The leaks are having an economic impact on companies. A report by the firm CGI and Oxford Economics suggests the impact of breaches on the price of a company’s stock may be bigger than many expected. According to the study, which relied on data from the Breach Level Index, one out of the 65 companies evaluated the breach cost shareholders over $52.40 billion.

Increases across industries

Infographic: Gemalto Data Breach Index Report
Infographic: Gemalto Data Breach Index Report

Gemalto found that data breaches increased across most industries. “Most of the industries the Breach Level Index tracks had more than a 100% increase in the number of compromised, stolen or lost records,” the company said. The number of breaches affecting educational institutions jumped 103% while the number of records lost or stolen jumped by 4,000%, Gemalto said. Much of that jump is the result of a malicious insider attack compromising millions of records from one of China’s largest comprehensive private educational companies, however.

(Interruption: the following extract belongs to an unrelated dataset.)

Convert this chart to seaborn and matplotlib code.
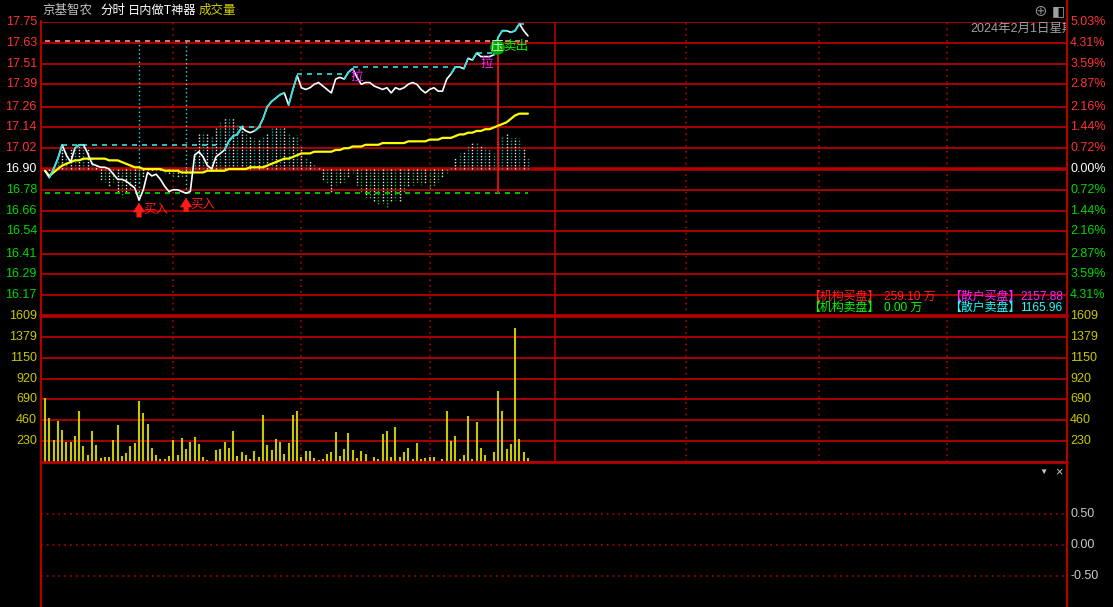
import numpy as np
import pandas as pd
import matplotlib
matplotlib.use('Agg')
import matplotlib.pyplot as plt
from matplotlib.transforms import blended_transform_factory
import seaborn as sns

W, H = 1113, 607

# ---- data ----
pre_close = 16.90

price = [16.89, 16.85, 16.90, 16.96, 17.04, 16.98, 16.94, 17.02, 17.04, 17.04,
         16.99, 16.93, 16.92, 16.91, 16.91, 16.90, 16.87, 16.84, 16.84, 16.83,
         16.81, 16.79, 16.72, 16.78, 16.88, 16.86, 16.87, 16.84, 16.80, 16.77,
         16.78, 16.78, 16.77, 16.76, 16.77, 16.98, 17.00, 16.97, 16.92, 16.90,
         16.97, 16.99, 17.01, 17.06, 17.09, 17.10, 17.14, 17.12, 17.11, 17.12,
         17.14, 17.19, 17.26, 17.29, 17.31, 17.33, 17.34, 17.27, 17.36, 17.44,
         17.37, 17.36, 17.37, 17.39, 17.40, 17.38, 17.36, 17.34, 17.42, 17.43,
         17.42, 17.46, 17.48, 17.43, 17.39, 17.40, 17.40, 17.38, 17.37, 17.36,
         17.37, 17.34, 17.37, 17.36, 17.37, 17.39, 17.40, 17.39, 17.36, 17.34,
         17.36, 17.37, 17.35, 17.35, 17.42, 17.45, 17.49, 17.49, 17.48, 17.54,
         17.53, 17.57, 17.55, 17.55, 17.55, 17.56, 17.66, 17.70, 17.70, 17.69,
         17.70, 17.74, 17.70, 17.67]

avg_price = [16.89, 16.86, 16.88, 16.90, 16.92, 16.93, 16.94, 16.95, 16.95, 16.96,
             16.96, 16.96, 16.96, 16.96, 16.96, 16.95, 16.95, 16.95, 16.94, 16.93,
             16.92, 16.91, 16.91, 16.90, 16.90, 16.90, 16.90, 16.90, 16.89, 16.89,
             16.89, 16.89, 16.88, 16.88, 16.88, 16.88, 16.88, 16.88, 16.89, 16.89,
             16.89, 16.89, 16.89, 16.90, 16.90, 16.90, 16.90, 16.90, 16.91, 16.91,
             16.91, 16.91, 16.92, 16.93, 16.94, 16.95, 16.96, 16.96, 16.97, 16.98,
             16.99, 16.99, 16.99, 17.00, 17.00, 17.00, 17.00, 17.00, 17.01, 17.01,
             17.02, 17.02, 17.03, 17.03, 17.03, 17.04, 17.04, 17.04, 17.04, 17.05,
             17.05, 17.05, 17.05, 17.05, 17.05, 17.06, 17.06, 17.06, 17.06, 17.06,
             17.07, 17.07, 17.07, 17.08, 17.08, 17.08, 17.09, 17.10, 17.10, 17.11,
             17.11, 17.12, 17.12, 17.13, 17.13, 17.14, 17.15, 17.16, 17.17, 17.19,
             17.21, 17.22, 17.22, 17.22]

volume = [702, 481, 242, 452, 353, 220, 220, 287, 562, 176,
          77, 342, 187, 44, 55, 55, 242, 408, 66, 99,
          176, 209, 672, 540, 419, 154, 77, 33, 33, 66,
          242, 77, 264, 143, 220, 276, 198, 55, 22, 11,
          132, 143, 220, 154, 342, 66, 110, 77, 33, 121,
          55, 518, 187, 132, 253, 220, 88, 209, 518, 562,
          55, 121, 121, 44, 22, 33, 88, 110, 331, 66,
          143, 320, 132, 44, 121, 88, 11, 55, 33, 309,
          342, 55, 386, 55, 110, 154, 33, 209, 33, 44,
          55, 55, 11, 33, 562, 231, 287, 33, 77, 507,
          33, 441, 154, 77, 11, 110, 782, 562, 143, 198,
          1477, 253, 110, 44]

# 做T indicator bars around the pre-close line (arbitrary units)
strength = [0, -2, 0, 8, 22, 18, 20, 22, 25, 25,
            20, 12, 5, -11, -13, -18, -13, -23, -28, -24,
            -21, -18, -14, -9, -4, -3, -2, -3, -4, -6,
            -8, -8, -9, -7, -5, 21, 36, 37, 36, 32,
            41, 47, 52, 52, 52, 46, 44, 36, 32, 31,
            29, 32, 36, 41, 42, 41, 42, 36, 32, 34,
            22, 12, 9, 6, 1, -11, -14, -23, -16, -14,
            -13, -8, -4, -16, -23, -28, -29, -33, -36, -34,
            -38, -33, -31, -33, -24, -18, -16, -13, -16, -14,
            -21, -16, -13, -9, -4, 2, 12, 16, 17, 24,
            26, 27, 24, 22, 19, 16, 26, 32, 36, 31,
            31, 31, 21, 11]

price_ticks = [17.75, 17.63, 17.51, 17.39, 17.26, 17.14, 17.02, 16.90,
               16.78, 16.66, 16.54, 16.41, 16.29, 16.17]
pct_labels = ['5.03%', '4.31%', '3.59%', '2.87%', '2.16%', '1.44%', '0.72%', '0.00%',
              '0.72%', '1.44%', '2.16%', '2.87%', '3.59%', '4.31%']
vol_ticks = [1609, 1379, 1150, 920, 690, 460, 230]
ind_ticks = [0.50, 0.00, -0.50]

buy_minutes = [22, 33]
buy_low = [16.72, 16.76]
sell_minute = 106
press_line = 17.64
support_line = 16.76
# cyan "previous high" dashed levels: (level, start minute, end minute)
high_levels = [(17.04, 4, 40), (17.14, 45.5, 50.5), (17.45, 59, 71),
               (17.49, 72, 95.5), (17.57, 101, 105.5), (17.74, 111, 113)]
pull_marks = [(72.9, 17.43), (103.3, 17.51)]

minutes = list(range(len(price)))
df = pd.DataFrame({'minute': minutes, 'price': price, 'avg': avg_price,
                   'volume': volume, 'strength': strength})

# ---- style ----
sns.set_theme(style='dark', rc={'axes.facecolor': 'black', 'figure.facecolor': 'black'})
plt.rcParams['font.family'] = ['Liberation Sans', 'Noto Sans CJK SC', 'DejaVu Sans']

GRID = '#b40000'
RED = '#ff3232'
GREEN = '#00d800'
YEL = '#c8c800'

fig = plt.figure(figsize=(W / 100, H / 100), dpi=100, facecolor='black')


def fx(x):
    return x / W


def fy(y):
    return 1 - y / H


ax = fig.add_axes([fx(41), fy(316), 1025 / W, 294 / H])
axv = fig.add_axes([fx(41), fy(462), 1025 / W, 146 / H])
axi = fig.add_axes([fx(41), 0, 1025 / W, 145 / H])

XL = (-0.94, 238.9)
for a in (ax, axv, axi):
    a.set_facecolor('black')
    a.set_xticks([])
    a.set_yticks([])
    for s in a.spines.values():
        s.set_visible(False)
    a.set_xlim(*XL)

ax.set_ylim(16.05, 17.75)
axv.set_ylim(0, 1609)
axi.set_ylim(-1.0, 1.339)

half_hours = [30, 60, 90, 150, 181, 211]
for a in (ax, axv):
    for m in half_hours:
        a.axvline(m, color=GRID, lw=1.2, ls=(0, (1, 2.5)), zorder=1)
    a.axvline(119.4, color=GRID, lw=1.2, zorder=1)

# ---- price panel ----
for p in price_ticks:
    ax.axhline(p, color=GRID, lw=1.3 if p != pre_close else 2.6, zorder=1)

unit = 0.85 / 147
for i, (m, s) in enumerate(zip(minutes, strength)):
    if s == 0:
        continue
    if s > 0:
        c = '#e6e6e6' if i % 2 == 0 else '#00a8a8'
    else:
        c = '#20c020' if i % 2 == 0 else '#e6e6e6'
    ax.vlines(m, pre_close, pre_close + s * unit, color=c, lw=1.0,
              ls=(0, (1, 1.2)), zorder=2)

ax.hlines(press_line, 0, minutes[-1], color='#ff8a8a', lw=1.2, ls=(0, (3, 3)), zorder=3)
ax.hlines(support_line, 0, minutes[-1], color='#00e000', lw=1.2, ls=(0, (3, 3)), zorder=3)
for lvl, a0, a1 in high_levels:
    ax.hlines(lvl, a0, a1, color='#30e0e0', lw=1.2, ls=(0, (3, 3)), zorder=3)

for m, lo in zip(buy_minutes, buy_low):
    ax.vlines(m, lo, press_line, color='#30e0e0', lw=1.0, ls=(0, (1, 2)), zorder=3)
ax.vlines(sell_minute, support_line, press_line, color='#e81010', lw=1.3, zorder=3)

sns.lineplot(data=df, x='minute', y='avg', ax=ax, color='#ffff00', lw=1.6,
             estimator=None, zorder=4)
sns.lineplot(data=df, x='minute', y='price', ax=ax, color='white', lw=1.2,
             estimator=None, zorder=5)
run_max = price[0]
for i in range(1, len(price)):
    if price[i] >= run_max:
        ax.plot([i - 1, i], [price[i - 1], price[i]], color='#30e0e0', lw=1.2, zorder=6)
    run_max = max(run_max, price[i])
ax.set(xlabel='', ylabel='')

# buy arrows
arrow_tips = [16.702, 16.731]
arrow_tails = [16.622, 16.655]
text_y = [16.663, 16.692]
for m, tip, tail, ty in zip(buy_minutes, arrow_tips, arrow_tails, text_y):
    ax.annotate('', xy=(m, tip), xytext=(m, tail),
                arrowprops=dict(arrowstyle='simple,head_width=0.9,head_length=0.7,tail_width=0.35',
                                fc='#ff1a1a', ec='#ff1a1a', lw=0.5, mutation_scale=9,
                                shrinkA=0, shrinkB=0), zorder=7)
    ax.text(m + 0.9, ty, '买入', color='#ff1a1a', fontsize=9, va='center', ha='left', zorder=7)

for m, y in pull_marks:
    ax.text(m, y, '拉', color='#ff20ff', fontsize=9, ha='center', va='center', zorder=7)

ax.plot(sell_minute - 0.3, 17.608, marker='o', ms=9.5, color='#00a800', zorder=7)
ax.text(sell_minute - 0.3, 17.608, '压', color='#c8ffc8', fontsize=9,
        ha='center', va='center', zorder=8)
ax.text(sell_minute + 1.2, 17.608, '卖出', color='#00ff00', fontsize=9,
        ha='left', va='center', zorder=8)

# axis labels
tp = blended_transform_factory(ax.transAxes, ax.transData)
for p, lab in zip(price_ticks, pct_labels):
    c = RED if p > pre_close else ('white' if p == pre_close else GREEN)
    ax.text(-0.004, p, f'{p:.2f}', transform=tp, ha='right', va='center',
            color=c, fontsize=9, clip_on=False)
    ax.text(1.004, p, lab, transform=tp, ha='left', va='center',
            color=c, fontsize=9, clip_on=False)

# info texts inside price panel (clipped to the panel)
ax.text(fx(970), fy(29), '2024年2月1日星期', transform=fig.transFigure,
        color='#a0a0a0', fontsize=9, va='center', clip_on=True)
rows = [(808, 297, '【机构买盘】', '#ff2020'), (884, 297, '259.10 万', '#ff2020'),
        (949, 297, '【散户买盘】', '#ff20ff'), (1020, 297, '2157.88', '#ff20ff'),
        (808, 308, '【机构卖盘】', '#00ff00'), (884, 308, '0.00 万', '#00ff00'),
        (949, 308, '【散户卖盘】', '#20ffff'), (1020, 308, '1165.96', '#20ffff')]
for x, y, t, c in rows:
    ax.text(fx(x), fy(y), t, transform=fig.transFigure, color=c, fontsize=8.6,
            va='center', clip_on=True, zorder=9)

# ---- volume panel ----
for v in vol_ticks:
    axv.axhline(v, color=GRID, lw=1.3, zorder=1)
axv.vlines(df['minute'], 0, df['volume'], color=YEL, lw=1.5, zorder=3)
tv = blended_transform_factory(axv.transAxes, axv.transData)
for v in vol_ticks:
    axv.text(-0.004, v, str(v), transform=tv, ha='right', va='center',
             color=YEL, fontsize=9, clip_on=False)
    axv.text(1.004, v, str(v), transform=tv, ha='left', va='center',
             color=YEL, fontsize=9, clip_on=False)

# ---- indicator panel ----
ti = blended_transform_factory(axi.transAxes, axi.transData)
for v in ind_ticks:
    axi.axhline(v, color=GRID, lw=1.2, ls=(0, (1, 2.5)), zorder=1)
    axi.text(1.004, v, f'{v:.2f}', transform=ti, ha='left', va='center',
             color='#c8c8c8', fontsize=9, clip_on=False)

# ---- frame & titles ----
fig.add_artist(plt.Line2D([fx(41), fx(41)], [fy(21), 0], color=GRID, lw=1.5))
fig.add_artist(plt.Line2D([fx(1066.5), fx(1066.5)], [1, 0], color=GRID, lw=1.5))
fig.add_artist(plt.Line2D([fx(41), fx(1066.5)], [fy(316), fy(316)], color=GRID, lw=2.6))
fig.add_artist(plt.Line2D([fx(41), fx(1066.5)], [fy(462), fy(462)], color=GRID, lw=2.0))

fig.text(fx(42), fy(11), '京基智农', color='#c0c0c0', fontsize=9, va='center')
fig.text(fx(100), fy(11), '分时', color='white', fontsize=9, va='center')
fig.text(fx(128), fy(11), '日内做T神器', color='white', fontsize=8.8, va='center')
fig.text(fx(199), fy(11), '成交量', color='#d0d000', fontsize=9, va='center')

fig.text(fx(1040), fy(11), '⊕', color='#a0a0a0', fontsize=10, ha='center', va='center')
fig.text(fx(1058), fy(11), '◧', color='#a0a0a0', fontsize=10, ha='center', va='center')
fig.text(fx(1043), fy(472), '▼', color='#c8c8c8', fontsize=6, ha='center', va='center')
fig.text(fx(1059), fy(472), '×', color='#c8c8c8', fontsize=9, ha='center', va='center')

fig.savefig('out.png', dpi=100, facecolor='black')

The U.K’s National Health Service, which was the victim of the WannaCry malware,  was one of the top five breaches in the first half with over 26 million compromised records. Financial services, government and entertainment were also industries that experienced a significant jump in the number of breached records, with entertainment breach incidents increasing 220% in the first six months of 2017.

There was some cause for cheer. Account takeover attacks dropped by 46% from 2016. There was also a jump in what Gemalto termed “nuisance” data breaches, which represented 81% of all lost, stolen or compromised records – though just 1% of data breach incidents.